- **Directive**
Retype everything from the line that contains "Convert this chart to Altair code." down to the line that contains "x_ticks = [0, 50, 100, 150, 200]", inclusive, without altering or adding anything.
-- BEGIN Dataset extract --
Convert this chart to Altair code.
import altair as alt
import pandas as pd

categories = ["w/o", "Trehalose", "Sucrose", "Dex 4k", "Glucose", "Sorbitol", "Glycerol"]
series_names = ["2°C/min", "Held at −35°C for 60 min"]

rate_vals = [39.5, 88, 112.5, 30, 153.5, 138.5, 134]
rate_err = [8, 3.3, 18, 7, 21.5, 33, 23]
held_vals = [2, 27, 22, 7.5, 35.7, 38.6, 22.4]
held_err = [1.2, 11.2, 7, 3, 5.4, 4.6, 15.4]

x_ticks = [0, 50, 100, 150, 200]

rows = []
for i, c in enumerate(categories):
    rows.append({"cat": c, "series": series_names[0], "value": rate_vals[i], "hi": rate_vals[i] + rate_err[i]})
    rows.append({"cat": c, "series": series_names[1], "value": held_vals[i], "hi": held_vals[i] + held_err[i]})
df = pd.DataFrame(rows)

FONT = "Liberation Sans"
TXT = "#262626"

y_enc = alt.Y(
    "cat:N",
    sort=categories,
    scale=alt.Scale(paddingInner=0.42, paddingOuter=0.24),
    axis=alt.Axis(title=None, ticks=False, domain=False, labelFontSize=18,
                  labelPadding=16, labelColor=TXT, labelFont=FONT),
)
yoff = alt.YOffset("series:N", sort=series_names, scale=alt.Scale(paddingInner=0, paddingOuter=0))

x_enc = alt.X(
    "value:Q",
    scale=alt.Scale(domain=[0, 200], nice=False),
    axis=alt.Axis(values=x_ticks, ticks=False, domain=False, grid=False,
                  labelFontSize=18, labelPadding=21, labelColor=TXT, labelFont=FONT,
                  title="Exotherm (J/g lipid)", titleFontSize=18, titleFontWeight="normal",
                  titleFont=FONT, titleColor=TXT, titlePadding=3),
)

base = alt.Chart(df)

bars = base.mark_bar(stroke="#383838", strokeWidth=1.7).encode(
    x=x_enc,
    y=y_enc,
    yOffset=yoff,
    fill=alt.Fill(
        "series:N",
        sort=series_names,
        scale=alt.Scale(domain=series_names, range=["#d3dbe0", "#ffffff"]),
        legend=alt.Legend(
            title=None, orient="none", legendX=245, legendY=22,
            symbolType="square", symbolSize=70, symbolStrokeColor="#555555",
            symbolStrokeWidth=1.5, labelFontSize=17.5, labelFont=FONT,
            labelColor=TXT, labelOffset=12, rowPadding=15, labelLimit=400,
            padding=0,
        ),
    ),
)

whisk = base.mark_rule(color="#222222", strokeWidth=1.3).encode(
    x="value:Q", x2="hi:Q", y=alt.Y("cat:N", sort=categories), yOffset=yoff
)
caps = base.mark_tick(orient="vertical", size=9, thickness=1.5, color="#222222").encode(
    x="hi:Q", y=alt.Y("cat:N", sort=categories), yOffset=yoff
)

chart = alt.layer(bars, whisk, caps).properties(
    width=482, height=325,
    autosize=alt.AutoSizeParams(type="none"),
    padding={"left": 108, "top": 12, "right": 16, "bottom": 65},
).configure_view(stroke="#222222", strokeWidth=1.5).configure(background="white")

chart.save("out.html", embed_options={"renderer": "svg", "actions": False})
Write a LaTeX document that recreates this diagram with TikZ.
-- END Dataset extract --
-- BEGIN Dataset extract --
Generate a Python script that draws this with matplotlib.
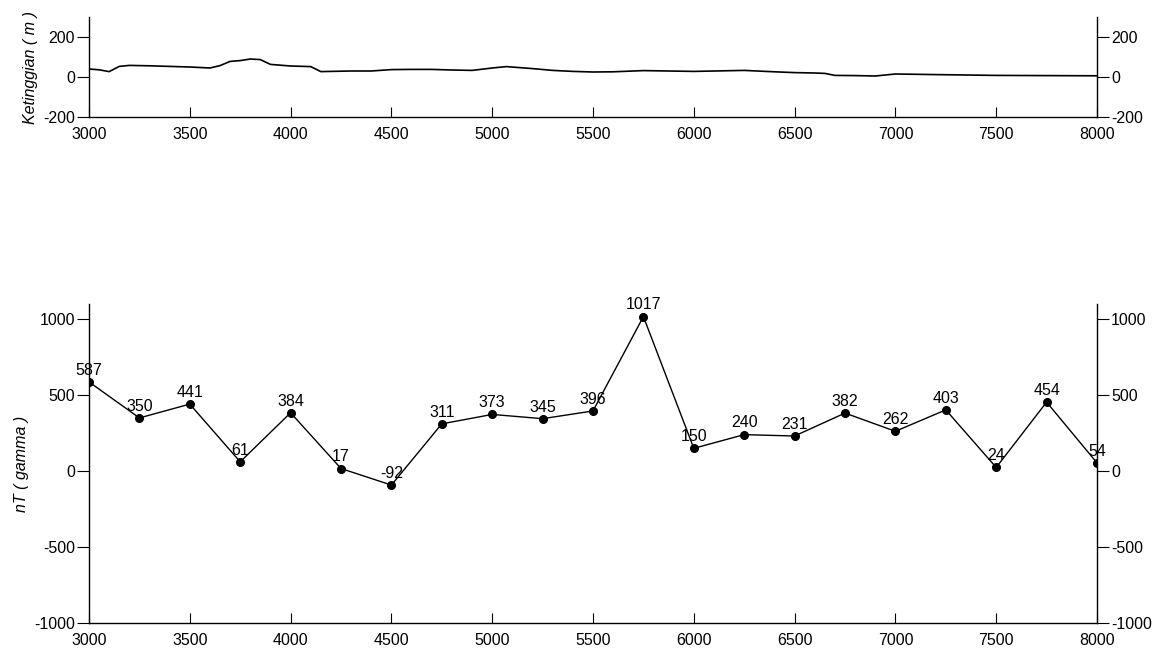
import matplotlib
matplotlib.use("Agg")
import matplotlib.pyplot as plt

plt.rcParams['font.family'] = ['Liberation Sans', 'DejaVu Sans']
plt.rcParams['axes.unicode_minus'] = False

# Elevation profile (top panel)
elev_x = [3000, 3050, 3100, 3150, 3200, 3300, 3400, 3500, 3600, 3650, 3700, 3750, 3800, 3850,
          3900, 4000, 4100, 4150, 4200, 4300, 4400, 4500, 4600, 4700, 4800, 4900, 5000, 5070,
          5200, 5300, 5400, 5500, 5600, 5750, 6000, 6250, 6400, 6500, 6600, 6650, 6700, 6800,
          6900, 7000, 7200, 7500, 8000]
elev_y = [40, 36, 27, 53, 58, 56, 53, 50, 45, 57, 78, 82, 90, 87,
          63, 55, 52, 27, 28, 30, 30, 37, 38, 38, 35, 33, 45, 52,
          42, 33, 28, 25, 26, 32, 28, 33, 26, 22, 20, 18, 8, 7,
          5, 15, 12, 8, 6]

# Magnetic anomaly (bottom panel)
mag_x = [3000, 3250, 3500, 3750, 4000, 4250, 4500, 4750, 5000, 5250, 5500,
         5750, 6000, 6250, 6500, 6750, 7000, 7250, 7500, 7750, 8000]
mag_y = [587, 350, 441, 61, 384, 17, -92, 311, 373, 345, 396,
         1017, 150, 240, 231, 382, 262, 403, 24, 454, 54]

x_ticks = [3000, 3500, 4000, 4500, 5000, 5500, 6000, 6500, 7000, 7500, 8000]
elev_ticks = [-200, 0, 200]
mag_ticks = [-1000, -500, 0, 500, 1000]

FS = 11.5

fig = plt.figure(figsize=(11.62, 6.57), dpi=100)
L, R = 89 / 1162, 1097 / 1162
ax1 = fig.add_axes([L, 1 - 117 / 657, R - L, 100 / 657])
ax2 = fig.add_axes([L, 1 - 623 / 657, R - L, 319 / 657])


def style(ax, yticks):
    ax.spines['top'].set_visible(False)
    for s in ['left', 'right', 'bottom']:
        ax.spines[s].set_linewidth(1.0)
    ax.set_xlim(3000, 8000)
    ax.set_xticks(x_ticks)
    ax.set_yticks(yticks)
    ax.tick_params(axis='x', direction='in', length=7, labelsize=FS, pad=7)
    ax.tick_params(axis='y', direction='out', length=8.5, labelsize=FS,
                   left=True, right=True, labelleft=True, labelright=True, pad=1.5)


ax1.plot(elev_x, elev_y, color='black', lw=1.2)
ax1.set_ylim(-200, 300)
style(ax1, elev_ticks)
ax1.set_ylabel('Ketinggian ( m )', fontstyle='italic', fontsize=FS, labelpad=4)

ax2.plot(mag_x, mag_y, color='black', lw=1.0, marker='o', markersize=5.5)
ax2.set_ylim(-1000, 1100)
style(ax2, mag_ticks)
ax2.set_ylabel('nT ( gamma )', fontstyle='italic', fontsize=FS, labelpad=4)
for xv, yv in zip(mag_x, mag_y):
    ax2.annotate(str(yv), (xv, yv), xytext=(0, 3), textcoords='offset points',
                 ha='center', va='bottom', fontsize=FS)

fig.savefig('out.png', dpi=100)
-- END Dataset extract --
- **Finished answer**
Convert this chart to Altair code.
import altair as alt
import pandas as pd

categories = ["w/o", "Trehalose", "Sucrose", "Dex 4k", "Glucose", "Sorbitol", "Glycerol"]
series_names = ["2°C/min", "Held at −35°C for 60 min"]

rate_vals = [39.5, 88, 112.5, 30, 153.5, 138.5, 134]
rate_err = [8, 3.3, 18, 7, 21.5, 33, 23]
held_vals = [2, 27, 22, 7.5, 35.7, 38.6, 22.4]
held_err = [1.2, 11.2, 7, 3, 5.4, 4.6, 15.4]

x_ticks = [0, 50, 100, 150, 200]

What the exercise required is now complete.